Another major breach struck Turkey’s leading crypto exchange, BtcTurk, where hackers exploited vulnerabilities in hot-wallet security systems to steal between $48 million and $54 million. These events underscore the vulnerabilities present even in well-established platforms and highlight the growing need for enhanced security measures.
The long-standing question remains: how did such extensive operations evade global scrutiny for so long? Part of the answer lies in the evolving nature of cybercrime. North Korea has transitioned from rudimentary attacks to deploying AI-powered strategies that mimic legitimate user behavior, deceive machine learning-based security systems, and exploit human error with unprecedented precision.
Moreover, regulatory and enforcement gaps in certain jurisdictions have allowed laundering platforms like Huione Pay to operate relatively unchecked. Limited financial oversight in countries with underdeveloped compliance frameworks has created blind spots that are easily exploited by organized cybercrime groups.
To combat this threat, experts are calling for stronger international collaboration, including real-time intelligence sharing, unified sanctions enforcement, and stricter regulations for financial services platforms that deal in digital assets. There’s also a growing consensus that AI tools used for malicious purposes must be more tightly controlled, with legal frameworks put in place to govern their deployment and usage.
In response to the growing threat, some crypto exchanges have begun implementing zero-trust security models, requiring multi-factor authentication, biometric verification, and AI behavior analytics to flag suspicious activity. However, even these advanced systems face challenges in keeping pace with the rapidly evolving tactics employed by state-sponsored hackers.
The emergence of decentralized finance (DeFi) platforms has further complicated the issue. DeFi protocols, often governed by smart contracts and lacking centralized oversight, provide an attractive environment for laundering stolen funds. Their anonymity and lack of KYC (Know Your Customer) processes make them ideal tools for cybercriminals looking to obfuscate their tracks.
Adding to the complexity is the use of deepfake technologies in social engineering attacks.

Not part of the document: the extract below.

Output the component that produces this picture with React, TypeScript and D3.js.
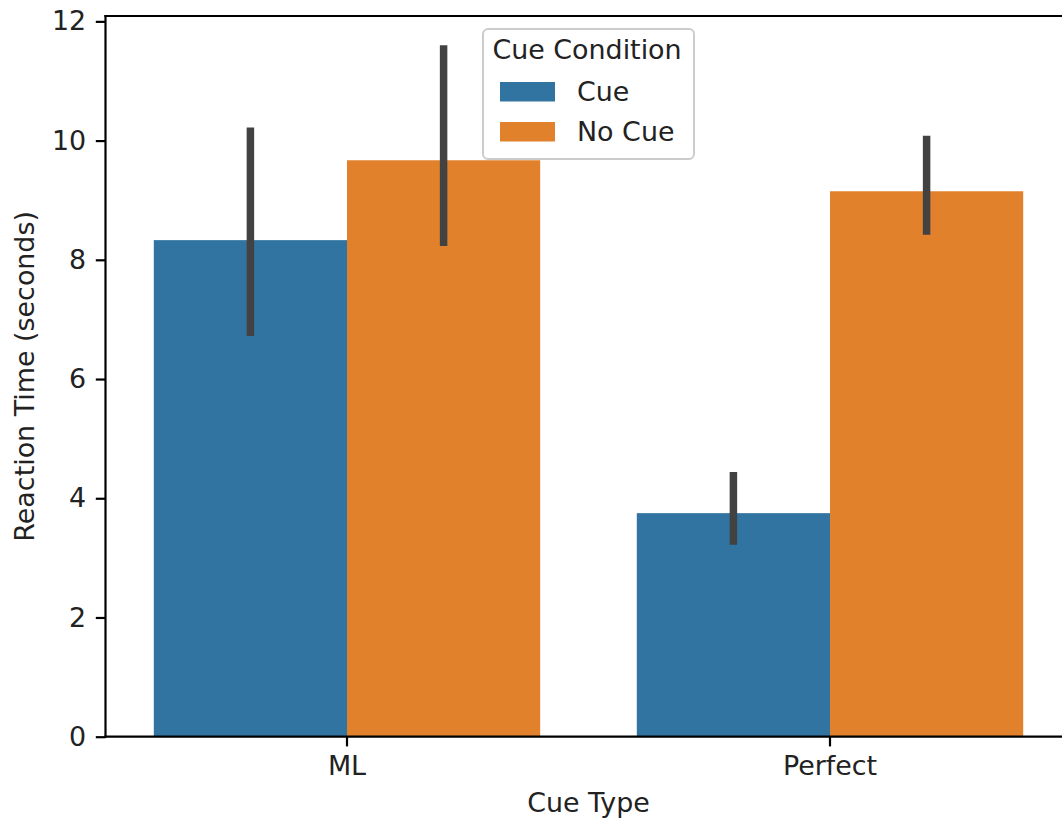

Cybercriminals now deploy AI-generated voice and video to impersonate executives or customer service agents, significantly increasing the effectiveness of their scams. This evolution has blurred the line between human and machine interaction, making traditional security training less effective.

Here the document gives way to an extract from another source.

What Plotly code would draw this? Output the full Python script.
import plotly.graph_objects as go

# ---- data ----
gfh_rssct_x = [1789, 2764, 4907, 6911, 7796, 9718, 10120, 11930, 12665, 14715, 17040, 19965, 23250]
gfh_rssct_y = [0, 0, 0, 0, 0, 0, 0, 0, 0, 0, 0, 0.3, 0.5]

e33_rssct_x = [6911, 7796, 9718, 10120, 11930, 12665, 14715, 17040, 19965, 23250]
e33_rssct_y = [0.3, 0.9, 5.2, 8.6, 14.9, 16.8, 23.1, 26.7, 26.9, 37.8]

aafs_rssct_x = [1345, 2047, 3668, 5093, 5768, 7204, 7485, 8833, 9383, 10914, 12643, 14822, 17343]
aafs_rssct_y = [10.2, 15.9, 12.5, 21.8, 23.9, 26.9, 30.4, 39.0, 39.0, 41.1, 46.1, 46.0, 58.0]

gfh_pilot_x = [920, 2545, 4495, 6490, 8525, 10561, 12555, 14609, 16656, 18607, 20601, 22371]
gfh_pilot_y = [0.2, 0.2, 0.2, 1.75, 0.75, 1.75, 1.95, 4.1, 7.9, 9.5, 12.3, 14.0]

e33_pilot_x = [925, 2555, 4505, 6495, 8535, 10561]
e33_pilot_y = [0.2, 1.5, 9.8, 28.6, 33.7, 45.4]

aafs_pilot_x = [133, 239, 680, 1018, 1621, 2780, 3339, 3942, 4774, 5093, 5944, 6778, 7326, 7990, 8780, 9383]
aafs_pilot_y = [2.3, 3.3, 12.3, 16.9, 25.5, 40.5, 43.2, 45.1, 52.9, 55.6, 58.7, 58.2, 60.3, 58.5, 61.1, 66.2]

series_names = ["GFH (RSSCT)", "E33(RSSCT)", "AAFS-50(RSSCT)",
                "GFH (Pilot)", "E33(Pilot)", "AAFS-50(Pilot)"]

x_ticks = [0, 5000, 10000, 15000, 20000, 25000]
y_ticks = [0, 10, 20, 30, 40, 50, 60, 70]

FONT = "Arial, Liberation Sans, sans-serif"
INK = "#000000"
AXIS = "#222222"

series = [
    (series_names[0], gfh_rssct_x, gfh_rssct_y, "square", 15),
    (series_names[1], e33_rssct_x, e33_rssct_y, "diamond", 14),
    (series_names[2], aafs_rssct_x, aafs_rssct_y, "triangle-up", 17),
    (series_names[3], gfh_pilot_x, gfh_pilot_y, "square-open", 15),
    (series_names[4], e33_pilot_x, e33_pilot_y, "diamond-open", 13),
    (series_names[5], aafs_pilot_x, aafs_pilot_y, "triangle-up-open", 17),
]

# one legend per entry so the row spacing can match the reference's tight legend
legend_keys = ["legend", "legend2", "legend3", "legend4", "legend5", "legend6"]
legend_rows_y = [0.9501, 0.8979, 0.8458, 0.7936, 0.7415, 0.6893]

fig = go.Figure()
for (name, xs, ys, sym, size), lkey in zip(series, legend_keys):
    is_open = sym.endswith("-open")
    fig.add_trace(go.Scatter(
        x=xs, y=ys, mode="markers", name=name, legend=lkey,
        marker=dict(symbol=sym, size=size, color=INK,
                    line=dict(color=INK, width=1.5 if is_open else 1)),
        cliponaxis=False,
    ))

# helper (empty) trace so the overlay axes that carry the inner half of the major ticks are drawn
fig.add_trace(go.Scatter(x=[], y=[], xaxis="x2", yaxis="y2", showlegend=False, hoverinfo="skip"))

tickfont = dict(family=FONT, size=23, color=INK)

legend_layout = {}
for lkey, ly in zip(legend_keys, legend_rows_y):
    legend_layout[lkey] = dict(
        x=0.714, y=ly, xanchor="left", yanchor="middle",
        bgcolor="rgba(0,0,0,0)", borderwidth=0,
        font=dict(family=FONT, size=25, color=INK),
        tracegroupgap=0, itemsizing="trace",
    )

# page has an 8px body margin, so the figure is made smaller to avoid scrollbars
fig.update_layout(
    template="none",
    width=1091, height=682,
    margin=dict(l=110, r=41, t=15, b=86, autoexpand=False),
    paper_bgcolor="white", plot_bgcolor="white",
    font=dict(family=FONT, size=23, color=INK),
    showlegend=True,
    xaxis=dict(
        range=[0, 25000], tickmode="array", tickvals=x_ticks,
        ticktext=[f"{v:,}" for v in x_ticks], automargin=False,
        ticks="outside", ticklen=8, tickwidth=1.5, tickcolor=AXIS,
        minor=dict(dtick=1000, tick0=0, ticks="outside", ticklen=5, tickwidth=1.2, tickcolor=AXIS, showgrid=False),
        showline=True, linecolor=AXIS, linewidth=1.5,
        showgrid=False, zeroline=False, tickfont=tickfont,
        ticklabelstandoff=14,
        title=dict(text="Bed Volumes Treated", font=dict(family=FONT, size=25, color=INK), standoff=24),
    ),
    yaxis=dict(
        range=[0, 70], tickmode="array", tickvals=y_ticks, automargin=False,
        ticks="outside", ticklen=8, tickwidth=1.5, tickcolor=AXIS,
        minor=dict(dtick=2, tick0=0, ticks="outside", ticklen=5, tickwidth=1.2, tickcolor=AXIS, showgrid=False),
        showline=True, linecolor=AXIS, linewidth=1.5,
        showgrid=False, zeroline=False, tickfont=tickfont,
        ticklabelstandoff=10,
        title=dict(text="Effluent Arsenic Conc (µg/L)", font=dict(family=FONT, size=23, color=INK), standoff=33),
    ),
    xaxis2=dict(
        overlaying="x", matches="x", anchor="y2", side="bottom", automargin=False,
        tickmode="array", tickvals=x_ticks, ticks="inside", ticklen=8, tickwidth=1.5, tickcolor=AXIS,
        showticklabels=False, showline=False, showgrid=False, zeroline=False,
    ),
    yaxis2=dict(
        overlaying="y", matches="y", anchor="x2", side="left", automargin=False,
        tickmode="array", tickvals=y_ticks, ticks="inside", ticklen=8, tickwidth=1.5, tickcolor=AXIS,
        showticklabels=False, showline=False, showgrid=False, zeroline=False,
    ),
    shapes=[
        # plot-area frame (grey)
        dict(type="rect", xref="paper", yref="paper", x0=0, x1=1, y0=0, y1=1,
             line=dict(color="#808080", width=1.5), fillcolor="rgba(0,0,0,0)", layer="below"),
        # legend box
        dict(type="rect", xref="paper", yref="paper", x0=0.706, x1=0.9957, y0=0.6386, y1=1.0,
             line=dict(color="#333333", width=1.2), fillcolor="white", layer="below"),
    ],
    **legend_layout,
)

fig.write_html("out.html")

In conclusion, North Korea’s AI-driven cyber theft campaign represents a serious and growing threat to global financial systems. The combination of advanced technological tools, strategic laundering networks, and regulatory blind spots has enabled the regime to circumvent sanctions and fund its controversial programs. Without coordinated international action and technological adaptation, these attacks are likely to become more frequent, more damaging, and more difficult to trace.